Current incentives, such as the SAF Allowance scheme, cover only 4-5% of needs. Iata recommends increasing both the volume and duration of support, prioritising less mature SAF pathways, cost-parity measures and reinstatement of free allowances to protect competitiveness.

Iata noted growing EU-level scepticism about the ETS’s effectiveness and its drag on competitiveness, a concern echoed in the Draghi Report. The association warned that sudden cost spikes risked weakening connectivity, reducing consumer choice and diverting capital from green investments.

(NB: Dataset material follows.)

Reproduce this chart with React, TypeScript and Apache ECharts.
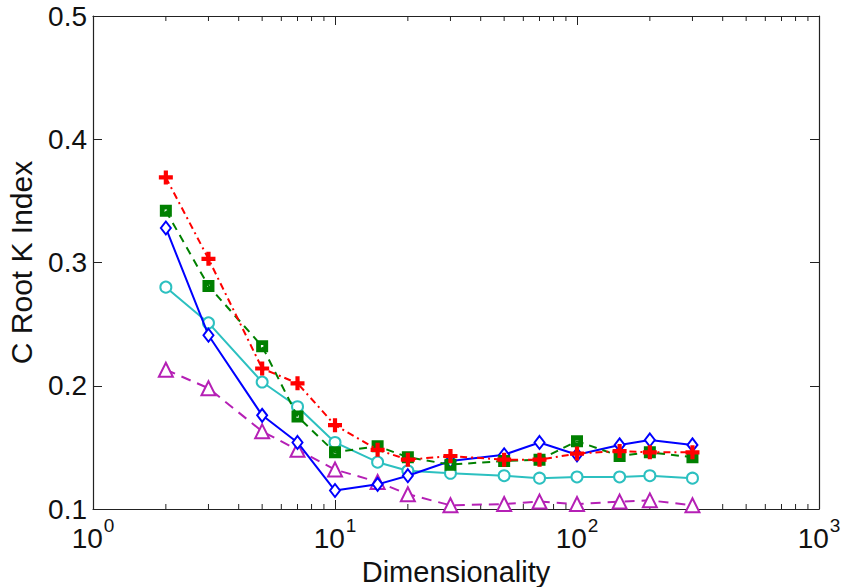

Iata director general, Willie Walsh, said European aviation policy must bolster competitiveness as it advanced decarbonisation

Reviewing the EU ETS offers a critical opportunity to refocus efforts on cost-effective emission reductions. The priority must be the full implementation of Corsia, the reinvestment of EU ETS revenues into SAF and other credible decarbonisation solutions, and the elimination of overlapping measures that add cost and complexity without environmental gain,” Walsh said.

“By doing so, we will protect European air connectivity – a vital strategic asset foundational to EU integration, trade and commerce. Amid global economic strain and geopolitical volatility, the EU ETS review must deliver a harmonised climate policy framework that balances the sector’s competitiveness with its climate ambitions,” he said.

The Sustainable Transport Investment Plan estimates EUR 57–67 billion is required for SAF by 2035 and EUR 268–376 billion by 2050. Rechannelling EU ETS revenues, alongside limited Innovation Fund support to date, would accelerate a competitive SAF market, according to the association.